▼▼▼

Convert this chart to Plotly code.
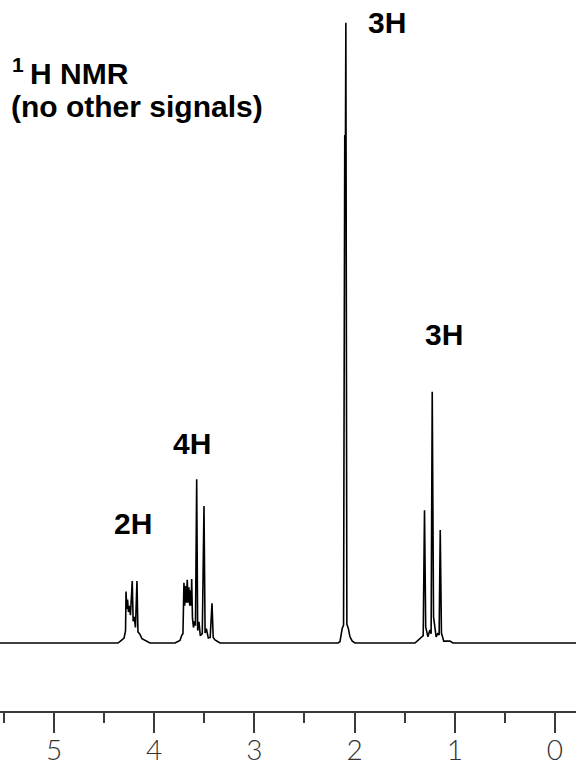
import plotly.graph_objects as go

# ---------------- data ----------------
# baseline end points (ppm, intensity)
baseline_left_ppm = [5.70]
baseline_left_int = [0.0]

# 2H multiplet (~4.2 ppm)
q_ppm = [4.361, 4.331, 4.301, 4.286, 4.281, 4.274, 4.266, 4.257, 4.247, 4.237,
         4.219, 4.210, 4.199, 4.187, 4.172, 4.162, 4.142, 4.122, 4.092, 4.042]
q_int = [0.0, 0.4, 0.8, 2.0, 8.3, 5.5, 7.0, 5.0, 6.0, 4.5,
         10.0, 3.5, 4.2, 2.5, 10.0, 1.8, 1.4, 0.7, 0.4, 0.0]

# 4H multiplet (~3.6 ppm)
m_ppm = [3.792, 3.743, 3.723, 3.713, 3.703, 3.696, 3.688, 3.679, 3.670, 3.662,
         3.654, 3.645, 3.636, 3.631, 3.626, 3.618, 3.608, 3.598, 3.588, 3.576,
         3.566, 3.553, 3.540, 3.520, 3.503, 3.492, 3.479, 3.460, 3.441, 3.423,
         3.411, 3.393, 3.343]
m_int = [0.0, 0.4, 1.3, 1.5, 9.7, 6.0, 9.2, 6.5, 10.2, 6.5,
         9.0, 6.0, 8.5, 6.0, 10.3, 4.0, 2.5, 3.5, 2.8, 26.4,
         2.0, 3.4, 1.2, 1.5, 22.1, 1.6, 2.3, 0.8, 0.9, 6.4,
         0.9, 0.5, 0.0]

# 3H singlet (~2.09 ppm)
s_ppm = [2.166, 2.146, 2.139, 2.123, 2.110, 2.098, 2.093, 2.087, 2.077, 2.063,
         2.046, 2.023, 1.996]
s_int = [0.0, 0.2, 1.0, 2.4, 2.9, 81.9, 72.0, 100.0, 3.0, 2.4,
         1.0, 0.3, 0.0]

# 3H triplet (~1.2 ppm)
t_ppm = [1.397, 1.367, 1.335, 1.315, 1.302, 1.290, 1.268, 1.248, 1.236, 1.225,
         1.212, 1.205, 1.186, 1.168, 1.156, 1.145, 1.133, 1.110, 1.048, 1.018]
t_int = [0.0, 0.5, 1.0, 1.2, 21.4, 2.6, 1.0, 2.1, 1.5, 40.5,
         4.2, 3.5, 1.0, 1.6, 1.3, 18.2, 1.6, 0.3, 0.3, 0.0]

baseline_right_ppm = [-0.50]
baseline_right_int = [0.0]

# integration labels
label_text = ["2H", "4H", "3H", "3H"]
label_ppm = [4.212, 3.623, 1.680, 1.108]
label_int = [19.2, 32.2, 100.0, 49.7]

# axis ticks
tick_vals = [0, 1, 2, 3, 4, 5]
tick_text = ["0", "1", "2", "3", "4", "5"]

# ---------------- figure ----------------
ppm = baseline_left_ppm + q_ppm + m_ppm + s_ppm + t_ppm + baseline_right_ppm
inten = baseline_left_int + q_int + m_int + s_int + t_int + baseline_right_int

fig = go.Figure()
fig.add_trace(go.Scatter(
    x=ppm, y=inten, mode="lines",
    line=dict(color="black", width=1.6),
    hoverinfo="skip", showlegend=False,
))

label_font = dict(family="Liberation Sans, Arial, sans-serif", size=30, color="black")
for txt, xp, yi in zip(label_text, label_ppm, label_int):
    fig.add_annotation(x=xp, y=yi, xref="x", yref="y", text="<b>%s</b>" % txt,
                       showarrow=False, xanchor="center", yanchor="middle",
                       font=label_font)

# header text
fig.add_annotation(xref="paper", yref="paper", x=10/576, y=1-64.5/711,
                   text="<b>1</b>", showarrow=False, xanchor="left", yanchor="middle",
                   font=dict(family="Liberation Sans, Arial", size=21, color="black"))
fig.add_annotation(xref="paper", yref="paper", x=28/576, y=1-73/711,
                   text="<b>H NMR</b>", showarrow=False, xanchor="left", yanchor="middle",
                   font=label_font)
fig.add_annotation(xref="paper", yref="paper", x=9/576, y=1-106/711,
                   text="<b>(no other signals)</b>", showarrow=False, xanchor="left",
                   yanchor="middle", font=label_font)

fig.update_layout(
    width=576, height=767,
    margin=dict(l=0, r=0, t=0, b=56, pad=0),
    paper_bgcolor="white", plot_bgcolor="white",
    xaxis=dict(
        range=[5.539, -0.21], showgrid=False, zeroline=False, automargin=False,
        showline=True, linecolor="#3a3a3a", linewidth=2,
        tickmode="array", tickvals=tick_vals, ticktext=tick_text,
        ticks="outside", ticklen=20, tickwidth=2, tickcolor="#3a3a3a",
        minor=dict(dtick=0.5, ticks="outside", ticklen=10, tickwidth=2,
                   tickcolor="#3a3a3a", showgrid=False),
        tickfont=dict(family="Lato, DejaVu Sans, sans-serif", size=28,
                      color="#333333", weight=300),
        ticklabelstandoff=-7,
    ),
    yaxis=dict(range=[-10.96, 103.66], visible=False, showgrid=False, zeroline=False,
               automargin=False),
)

fig.write_html("out.html", config={"displayModeBar": False},
               post_script="document.body.style.margin='0';document.body.style.overflow='hidden';")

▲▲▲

Return only the lines from the start of the data through the line that contains "label_int = [19.2, 32.2, 100.0, 49.7]", please, copying them exactly and omitting all pictures.

_Response to this exercise_
Convert this chart to Plotly code.
import plotly.graph_objects as go

# ---------------- data ----------------
# baseline end points (ppm, intensity)
baseline_left_ppm = [5.70]
baseline_left_int = [0.0]

# 2H multiplet (~4.2 ppm)
q_ppm = [4.361, 4.331, 4.301, 4.286, 4.281, 4.274, 4.266, 4.257, 4.247, 4.237,
         4.219, 4.210, 4.199, 4.187, 4.172, 4.162, 4.142, 4.122, 4.092, 4.042]
q_int = [0.0, 0.4, 0.8, 2.0, 8.3, 5.5, 7.0, 5.0, 6.0, 4.5,
         10.0, 3.5, 4.2, 2.5, 10.0, 1.8, 1.4, 0.7, 0.4, 0.0]

# 4H multiplet (~3.6 ppm)
m_ppm = [3.792, 3.743, 3.723, 3.713, 3.703, 3.696, 3.688, 3.679, 3.670, 3.662,
         3.654, 3.645, 3.636, 3.631, 3.626, 3.618, 3.608, 3.598, 3.588, 3.576,
         3.566, 3.553, 3.540, 3.520, 3.503, 3.492, 3.479, 3.460, 3.441, 3.423,
         3.411, 3.393, 3.343]
m_int = [0.0, 0.4, 1.3, 1.5, 9.7, 6.0, 9.2, 6.5, 10.2, 6.5,
         9.0, 6.0, 8.5, 6.0, 10.3, 4.0, 2.5, 3.5, 2.8, 26.4,
         2.0, 3.4, 1.2, 1.5, 22.1, 1.6, 2.3, 0.8, 0.9, 6.4,
         0.9, 0.5, 0.0]

# 3H singlet (~2.09 ppm)
s_ppm = [2.166, 2.146, 2.139, 2.123, 2.110, 2.098, 2.093, 2.087, 2.077, 2.063,
         2.046, 2.023, 1.996]
s_int = [0.0, 0.2, 1.0, 2.4, 2.9, 81.9, 72.0, 100.0, 3.0, 2.4,
         1.0, 0.3, 0.0]

# 3H triplet (~1.2 ppm)
t_ppm = [1.397, 1.367, 1.335, 1.315, 1.302, 1.290, 1.268, 1.248, 1.236, 1.225,
         1.212, 1.205, 1.186, 1.168, 1.156, 1.145, 1.133, 1.110, 1.048, 1.018]
t_int = [0.0, 0.5, 1.0, 1.2, 21.4, 2.6, 1.0, 2.1, 1.5, 40.5,
         4.2, 3.5, 1.0, 1.6, 1.3, 18.2, 1.6, 0.3, 0.3, 0.0]

baseline_right_ppm = [-0.50]
baseline_right_int = [0.0]

# integration labels
label_text = ["2H", "4H", "3H", "3H"]
label_ppm = [4.212, 3.623, 1.680, 1.108]
label_int = [19.2, 32.2, 100.0, 49.7]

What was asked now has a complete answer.